## START

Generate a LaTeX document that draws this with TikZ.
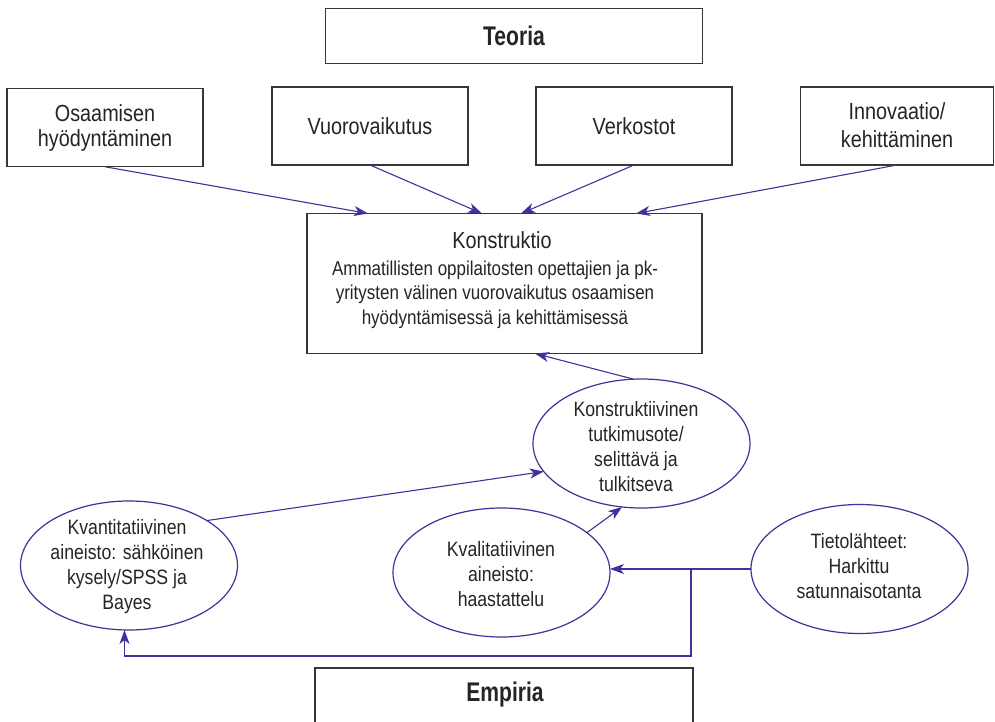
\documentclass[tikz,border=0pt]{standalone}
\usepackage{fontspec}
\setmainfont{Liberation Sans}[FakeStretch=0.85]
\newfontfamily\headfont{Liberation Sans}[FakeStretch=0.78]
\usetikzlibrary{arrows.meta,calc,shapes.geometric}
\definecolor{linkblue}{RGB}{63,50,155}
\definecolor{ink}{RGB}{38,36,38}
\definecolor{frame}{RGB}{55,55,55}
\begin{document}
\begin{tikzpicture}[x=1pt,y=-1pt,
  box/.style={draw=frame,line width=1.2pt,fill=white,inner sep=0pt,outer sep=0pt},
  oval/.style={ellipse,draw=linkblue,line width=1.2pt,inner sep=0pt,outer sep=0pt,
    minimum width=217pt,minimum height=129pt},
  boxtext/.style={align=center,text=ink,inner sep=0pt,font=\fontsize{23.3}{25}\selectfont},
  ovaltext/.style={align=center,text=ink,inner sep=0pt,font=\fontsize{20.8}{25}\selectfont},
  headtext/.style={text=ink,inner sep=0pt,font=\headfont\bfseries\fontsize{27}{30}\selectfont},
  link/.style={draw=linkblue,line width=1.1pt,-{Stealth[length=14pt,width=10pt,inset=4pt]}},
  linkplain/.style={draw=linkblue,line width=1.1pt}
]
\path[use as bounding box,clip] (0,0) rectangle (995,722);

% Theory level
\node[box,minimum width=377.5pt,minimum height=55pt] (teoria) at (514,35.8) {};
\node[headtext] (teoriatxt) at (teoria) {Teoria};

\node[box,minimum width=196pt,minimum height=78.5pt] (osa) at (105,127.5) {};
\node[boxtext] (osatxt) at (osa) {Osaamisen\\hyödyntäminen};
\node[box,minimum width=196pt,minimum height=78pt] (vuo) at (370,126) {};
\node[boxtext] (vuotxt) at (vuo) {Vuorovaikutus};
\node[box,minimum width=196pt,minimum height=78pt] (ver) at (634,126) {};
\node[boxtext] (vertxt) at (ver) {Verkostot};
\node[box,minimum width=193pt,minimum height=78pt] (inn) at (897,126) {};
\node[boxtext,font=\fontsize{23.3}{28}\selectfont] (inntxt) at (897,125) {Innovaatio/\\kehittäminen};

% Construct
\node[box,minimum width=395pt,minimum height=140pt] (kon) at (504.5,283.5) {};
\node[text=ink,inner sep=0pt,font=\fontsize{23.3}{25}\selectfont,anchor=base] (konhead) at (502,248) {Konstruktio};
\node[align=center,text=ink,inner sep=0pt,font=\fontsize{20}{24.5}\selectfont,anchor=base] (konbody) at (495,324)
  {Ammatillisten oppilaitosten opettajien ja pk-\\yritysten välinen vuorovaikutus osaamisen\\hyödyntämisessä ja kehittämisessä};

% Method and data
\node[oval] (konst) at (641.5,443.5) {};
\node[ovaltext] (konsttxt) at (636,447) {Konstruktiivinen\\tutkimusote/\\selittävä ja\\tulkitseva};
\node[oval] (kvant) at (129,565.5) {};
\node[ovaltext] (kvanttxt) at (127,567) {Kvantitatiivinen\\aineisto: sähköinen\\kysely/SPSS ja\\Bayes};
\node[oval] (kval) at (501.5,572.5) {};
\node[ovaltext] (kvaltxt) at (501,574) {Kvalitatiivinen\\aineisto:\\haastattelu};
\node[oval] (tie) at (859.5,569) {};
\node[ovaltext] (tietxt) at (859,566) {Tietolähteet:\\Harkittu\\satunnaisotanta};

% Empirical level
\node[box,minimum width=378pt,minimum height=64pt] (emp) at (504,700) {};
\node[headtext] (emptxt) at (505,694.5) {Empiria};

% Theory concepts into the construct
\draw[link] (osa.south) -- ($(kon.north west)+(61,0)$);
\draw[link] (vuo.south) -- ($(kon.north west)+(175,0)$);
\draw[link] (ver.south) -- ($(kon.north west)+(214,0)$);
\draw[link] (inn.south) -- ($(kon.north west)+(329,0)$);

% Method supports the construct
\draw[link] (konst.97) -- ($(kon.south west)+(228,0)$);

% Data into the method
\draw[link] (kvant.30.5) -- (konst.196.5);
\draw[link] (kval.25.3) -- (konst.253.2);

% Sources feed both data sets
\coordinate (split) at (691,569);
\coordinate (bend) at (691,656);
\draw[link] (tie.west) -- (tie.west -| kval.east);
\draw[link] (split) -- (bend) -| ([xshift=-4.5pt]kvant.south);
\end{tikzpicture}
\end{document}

## END

What is expected:
Omit the pictures, then quote the rest of the material above exactly.

Task output:
Generate a LaTeX document that draws this with TikZ.
\documentclass[tikz,border=0pt]{standalone}
\usepackage{fontspec}
\setmainfont{Liberation Sans}[FakeStretch=0.85]
\newfontfamily\headfont{Liberation Sans}[FakeStretch=0.78]
\usetikzlibrary{arrows.meta,calc,shapes.geometric}
\definecolor{linkblue}{RGB}{63,50,155}
\definecolor{ink}{RGB}{38,36,38}
\definecolor{frame}{RGB}{55,55,55}
\begin{document}
\begin{tikzpicture}[x=1pt,y=-1pt,
  box/.style={draw=frame,line width=1.2pt,fill=white,inner sep=0pt,outer sep=0pt},
  oval/.style={ellipse,draw=linkblue,line width=1.2pt,inner sep=0pt,outer sep=0pt,
    minimum width=217pt,minimum height=129pt},
  boxtext/.style={align=center,text=ink,inner sep=0pt,font=\fontsize{23.3}{25}\selectfont},
  ovaltext/.style={align=center,text=ink,inner sep=0pt,font=\fontsize{20.8}{25}\selectfont},
  headtext/.style={text=ink,inner sep=0pt,font=\headfont\bfseries\fontsize{27}{30}\selectfont},
  link/.style={draw=linkblue,line width=1.1pt,-{Stealth[length=14pt,width=10pt,inset=4pt]}},
  linkplain/.style={draw=linkblue,line width=1.1pt}
]
\path[use as bounding box,clip] (0,0) rectangle (995,722);

% Theory level
\node[box,minimum width=377.5pt,minimum height=55pt] (teoria) at (514,35.8) {};
\node[headtext] (teoriatxt) at (teoria) {Teoria};

\node[box,minimum width=196pt,minimum height=78.5pt] (osa) at (105,127.5) {};
\node[boxtext] (osatxt) at (osa) {Osaamisen\\hyödyntäminen};
\node[box,minimum width=196pt,minimum height=78pt] (vuo) at (370,126) {};
\node[boxtext] (vuotxt) at (vuo) {Vuorovaikutus};
\node[box,minimum width=196pt,minimum height=78pt] (ver) at (634,126) {};
\node[boxtext] (vertxt) at (ver) {Verkostot};
\node[box,minimum width=193pt,minimum height=78pt] (inn) at (897,126) {};
\node[boxtext,font=\fontsize{23.3}{28}\selectfont] (inntxt) at (897,125) {Innovaatio/\\kehittäminen};

% Construct
\node[box,minimum width=395pt,minimum height=140pt] (kon) at (504.5,283.5) {};
\node[text=ink,inner sep=0pt,font=\fontsize{23.3}{25}\selectfont,anchor=base] (konhead) at (502,248) {Konstruktio};
\node[align=center,text=ink,inner sep=0pt,font=\fontsize{20}{24.5}\selectfont,anchor=base] (konbody) at (495,324)
  {Ammatillisten oppilaitosten opettajien ja pk-\\yritysten välinen vuorovaikutus osaamisen\\hyödyntämisessä ja kehittämisessä};

% Method and data
\node[oval] (konst) at (641.5,443.5) {};
\node[ovaltext] (konsttxt) at (636,447) {Konstruktiivinen\\tutkimusote/\\selittävä ja\\tulkitseva};
\node[oval] (kvant) at (129,565.5) {};
\node[ovaltext] (kvanttxt) at (127,567) {Kvantitatiivinen\\aineisto: sähköinen\\kysely/SPSS ja\\Bayes};
\node[oval] (kval) at (501.5,572.5) {};
\node[ovaltext] (kvaltxt) at (501,574) {Kvalitatiivinen\\aineisto:\\haastattelu};
\node[oval] (tie) at (859.5,569) {};
\node[ovaltext] (tietxt) at (859,566) {Tietolähteet:\\Harkittu\\satunnaisotanta};

% Empirical level
\node[box,minimum width=378pt,minimum height=64pt] (emp) at (504,700) {};
\node[headtext] (emptxt) at (505,694.5) {Empiria};

% Theory concepts into the construct
\draw[link] (osa.south) -- ($(kon.north west)+(61,0)$);
\draw[link] (vuo.south) -- ($(kon.north west)+(175,0)$);
\draw[link] (ver.south) -- ($(kon.north west)+(214,0)$);
\draw[link] (inn.south) -- ($(kon.north west)+(329,0)$);

% Method supports the construct
\draw[link] (konst.97) -- ($(kon.south west)+(228,0)$);

% Data into the method
\draw[link] (kvant.30.5) -- (konst.196.5);
\draw[link] (kval.25.3) -- (konst.253.2);

% Sources feed both data sets
\coordinate (split) at (691,569);
\coordinate (bend) at (691,656);
\draw[link] (tie.west) -- (tie.west -| kval.east);
\draw[link] (split) -- (bend) -| ([xshift=-4.5pt]kvant.south);
\end{tikzpicture}
\end{document}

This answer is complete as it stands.